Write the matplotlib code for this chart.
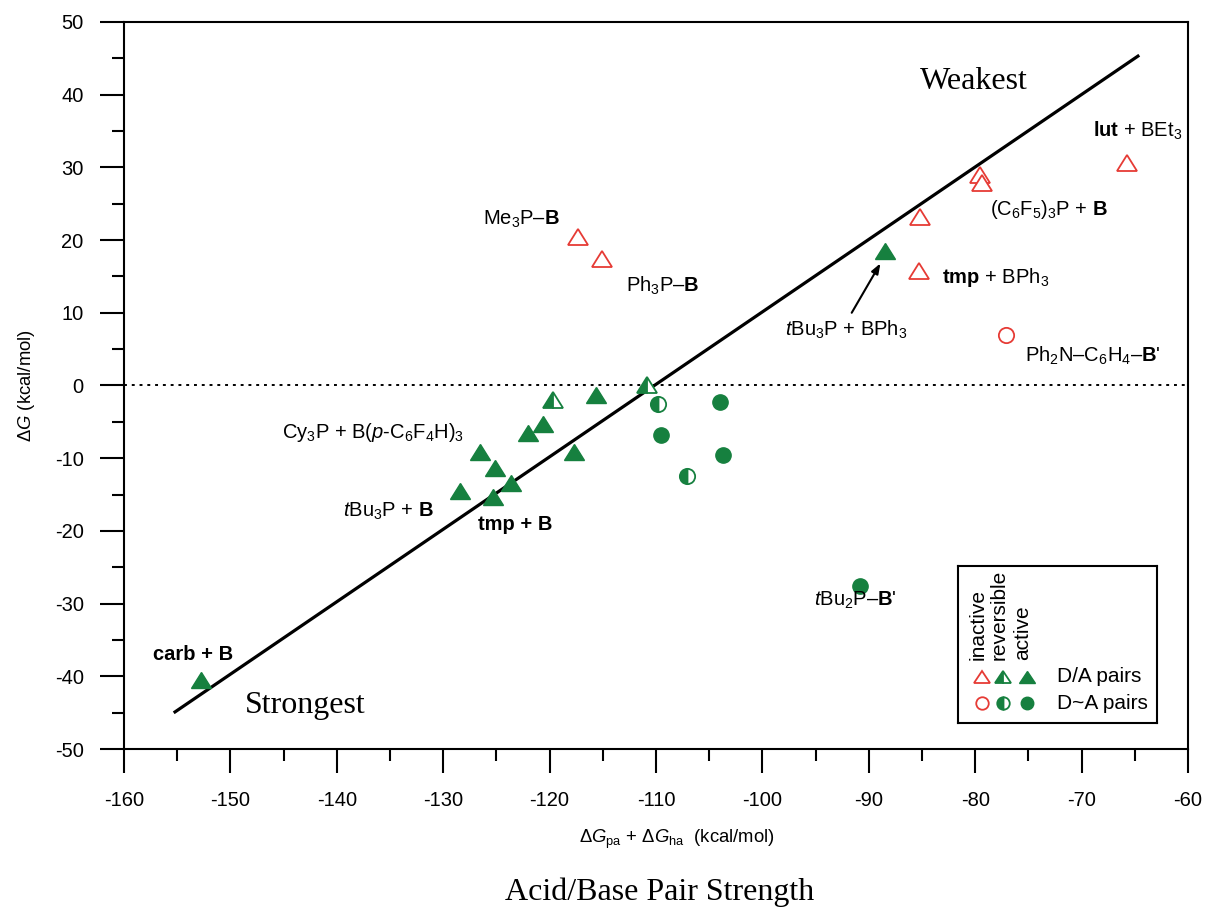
import matplotlib
matplotlib.use("Agg")
import matplotlib.pyplot as plt
from matplotlib.markers import MarkerStyle
from matplotlib.transforms import Affine2D

#--------------------------------------------------------
# data

# D/A pairs (triangles)
inactiveDA_x = [-117.3, -115.1, -85.2, -79.5, -79.4, -65.7, -85.3]
inactiveDA_y = [20.4, 17.4, 23.2, 29.0, 27.9, 30.6, 15.7]

reversibleDA_x = [-119.7, -110.8]
reversibleDA_y = [-2.0, 0.1]

activeDA_x = [-88.5, -115.6, -120.6, -122.0, -126.5, -117.7, -125.1, -123.6, -128.4, -125.3, -152.8]
activeDA_y = [18.5, -1.3, -5.3, -6.6, -9.2, -9.2, -11.4, -13.4, -14.5, -15.4, -40.5]

# D~A pairs (circles)
inactiveDtA_x = [-77.1]
inactiveDtA_y = [6.9]

reversibleDtA_x = [-109.8, -107.1]
reversibleDtA_y = [-2.5, -12.4]

activeDtA_x = [-109.5, -104.0, -103.7, -90.8]
activeDtA_y = [-6.8, -2.3, -9.6, -27.6]

# correlation line
line_x = [-155.2, -64.7]
line_y = [-44.9, 45.3]

xTicks = list(range(-160, -59, 10))
yTicks = list(range(-50, 51, 10))

#--------------------------------------------------------

green = "#16803f"
red = "#e63b35"

plt.rcParams['font.family'] = ['Liberation Sans', 'DejaVu Sans']
plt.rcParams['axes.unicode_minus'] = False
plt.rcParams['mathtext.fontset'] = 'custom'
plt.rcParams['mathtext.rm'] = 'Liberation Sans'
plt.rcParams['mathtext.it'] = 'Liberation Sans:italic'
plt.rcParams['mathtext.bf'] = 'Liberation Sans:bold'
plt.rcParams['mathtext.sf'] = 'Liberation Sans'

FS = 14.5        # annotations and tick labels
LABEL_FS = 13.3  # axis labels
LEG_FS = 15      # legend text
SERIF_FS = 23

fig = plt.figure(figsize=(12.07, 9.07), dpi=100)
ax = fig.add_axes([0.1027, 0.1742, 0.8815, 0.8016])

flat = Affine2D().scale(1.0, 0.85)
triFull = MarkerStyle('^', fillstyle='full', transform=flat)
triHalf = MarkerStyle('^', fillstyle='left', transform=flat)
circFull = MarkerStyle('o', fillstyle='full')
circHalf = MarkerStyle('o', fillstyle='left')

# zero line and correlation line
ax.axhline(0, color='k', lw=1.4, ls=(0, (1.5, 2.5)), zorder=1)
ax.plot(line_x, line_y, color='k', lw=2.3, zorder=2)

ax.plot(inactiveDA_x, inactiveDA_y, ls='none', marker=triFull, markersize=14,
        markerfacecolor='white', markeredgecolor=red, markeredgewidth=1.3, zorder=3)
ax.plot(inactiveDtA_x, inactiveDtA_y, ls='none', marker=circFull, markersize=11,
        markerfacecolor='white', markeredgecolor=red, markeredgewidth=1.3, zorder=3)
ax.plot(reversibleDA_x, reversibleDA_y, ls='none', marker=triHalf, markersize=14,
        markerfacecolor=green, markerfacecoloralt='white', markeredgecolor=green,
        markeredgewidth=1.3, zorder=3)
ax.plot(reversibleDtA_x, reversibleDtA_y, ls='none', marker=circHalf, markersize=11,
        markerfacecolor=green, markerfacecoloralt='white', markeredgecolor=green,
        markeredgewidth=1.3, zorder=3)
ax.plot(activeDA_x, activeDA_y, ls='none', marker=triFull, markersize=14,
        markerfacecolor=green, markeredgecolor=green, markeredgewidth=1.0, zorder=3)
ax.plot(activeDtA_x, activeDtA_y, ls='none', marker=circFull, markersize=11,
        markerfacecolor=green, markeredgecolor=green, markeredgewidth=1.0, zorder=3)

# axes
ax.set_xlim(-160, -60)
ax.set_ylim(-50, 50)
ax.set_xticks(xTicks)
ax.set_yticks(yTicks)
ax.set_xticks([t + 5 for t in xTicks[:-1]], minor=True)
ax.set_yticks([t + 5 for t in yTicks[:-1]], minor=True)
ax.tick_params(which='major', direction='out', length=17, width=1.5, labelsize=FS, pad=13)
ax.tick_params(which='minor', direction='out', length=8.5, width=1.5)
ax.tick_params(axis='y', which='major', pad=12)
for s in ax.spines.values():
    s.set_linewidth(1.5)

ax.set_xlabel(r"Δ$G_{\mathrm{pa}}$ + Δ$G_{\mathrm{ha}}$  (kcal/mol)", fontsize=LABEL_FS)
ax.xaxis.set_label_coords(0.52, -0.108)
ax.xaxis.label.set_va('top')
ax.set_ylabel(r"Δ$G$ (kcal/mol)", fontsize=LABEL_FS)
ax.yaxis.set_label_coords(-0.082, 0.5)

# annotations
serif = 'Liberation Serif'
ax.text(-85.2, 40.8, "Weakest", family=serif, fontsize=SERIF_FS)
ax.text(-148.6, -45.0, "Strongest", family=serif, fontsize=SERIF_FS)

ax.text(-68.9, 34.2, r"$\mathbf{lut}$ + BEt$_3$", fontsize=FS)
ax.text(-78.6, 23.5, r"(C$_6$F$_5$)$_3$P + $\mathbf{B}$", fontsize=FS)
ax.text(-126.3, 22.1, r"Me$_3$P–$\mathbf{B}$", fontsize=FS)
ax.text(-112.8, 12.9, r"Ph$_3$P–$\mathbf{B}$", fontsize=FS)
ax.text(-83.1, 14.1, r"$\mathbf{tmp}$ + BPh$_3$", fontsize=FS)
ax.text(-75.3, 3.3, r"Ph$_2$N–C$_6$H$_4$–$\mathbf{B}$'", fontsize=FS)
ax.text(-145.1, -7.2, r"Cy$_3$P + B($p$-C$_6$F$_4$H)$_3$", fontsize=FS)
ax.text(-139.4, -18.0, r"$t$Bu$_3$P + $\mathbf{B}$", fontsize=FS)
ax.text(-126.7, -19.9, "tmp + B", fontsize=FS, fontweight='bold')
ax.text(-157.3, -37.8, "carb + B", fontsize=FS, fontweight='bold')
ax.text(-95.1, -30.3, r"$t$Bu$_2$P–$\mathbf{B}$'", fontsize=FS)
ax.text(-97.9, 6.9, r"$t$Bu$_3$P + BPh$_3$", fontsize=FS)
ax.annotate("", xy=(-88.9, 16.8), xytext=(-91.6, 10.0),
            arrowprops=dict(arrowstyle='-|>,head_length=0.6,head_width=0.22',
                            color='k', lw=1.5, shrinkA=0, shrinkB=0))

# legend box drawn in an inset
leg = ax.inset_axes([0.7838, 0.0358, 0.187, 0.216])
leg.set_xlim(0, 1)
leg.set_ylim(0, 1)
leg.set_xticks([])
leg.set_yticks([])
for s in leg.spines.values():
    s.set_linewidth(1.5)
legCols = [0.12, 0.225, 0.345]
legRows = [0.293, 0.127]
headers = ["inactive", "reversible", "active"]
for xc, h in zip(legCols, headers):
    leg.text(xc - 0.02, 0.40, h, rotation=90, ha='center', va='bottom', fontsize=LEG_FS)
leg.plot([legCols[0]], [legRows[0]], ls='none', marker=triFull, markersize=11,
         markerfacecolor='white', markeredgecolor=red, markeredgewidth=1.3)
leg.plot([legCols[1]], [legRows[0]], ls='none', marker=triHalf, markersize=11,
         markerfacecolor=green, markerfacecoloralt='white', markeredgecolor=green,
         markeredgewidth=1.3)
leg.plot([legCols[2]], [legRows[0]], ls='none', marker=triFull, markersize=11,
         markerfacecolor=green, markeredgecolor=green)
leg.plot([legCols[0]], [legRows[1]], ls='none', marker=circFull, markersize=9,
         markerfacecolor='white', markeredgecolor=red, markeredgewidth=1.3)
leg.plot([legCols[1]], [legRows[1]], ls='none', marker=circHalf, markersize=9,
         markerfacecolor=green, markerfacecoloralt='white', markeredgecolor=green,
         markeredgewidth=1.3)
leg.plot([legCols[2]], [legRows[1]], ls='none', marker=circFull, markersize=9,
         markerfacecolor=green, markeredgecolor=green)
leg.text(0.497, legRows[0], "D/A pairs", va='center', fontsize=LEG_FS)
leg.text(0.497, legRows[1], "D~A pairs", va='center', fontsize=LEG_FS)

fig.text(660 / 1207, 1 - 900 / 907, "Acid/Base Pair Strength", family=serif,
         fontsize=SERIF_FS, ha='center', va='baseline')

plt.savefig("out.png", dpi=100)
########################################
**Problem statement**
Repeat, with no pictures, each line from the beginning of the data through the line containing "# data", inclusive.

**Full solution**
Write the matplotlib code for this chart.
import matplotlib
matplotlib.use("Agg")
import matplotlib.pyplot as plt
from matplotlib.markers import MarkerStyle
from matplotlib.transforms import Affine2D

#--------------------------------------------------------
# data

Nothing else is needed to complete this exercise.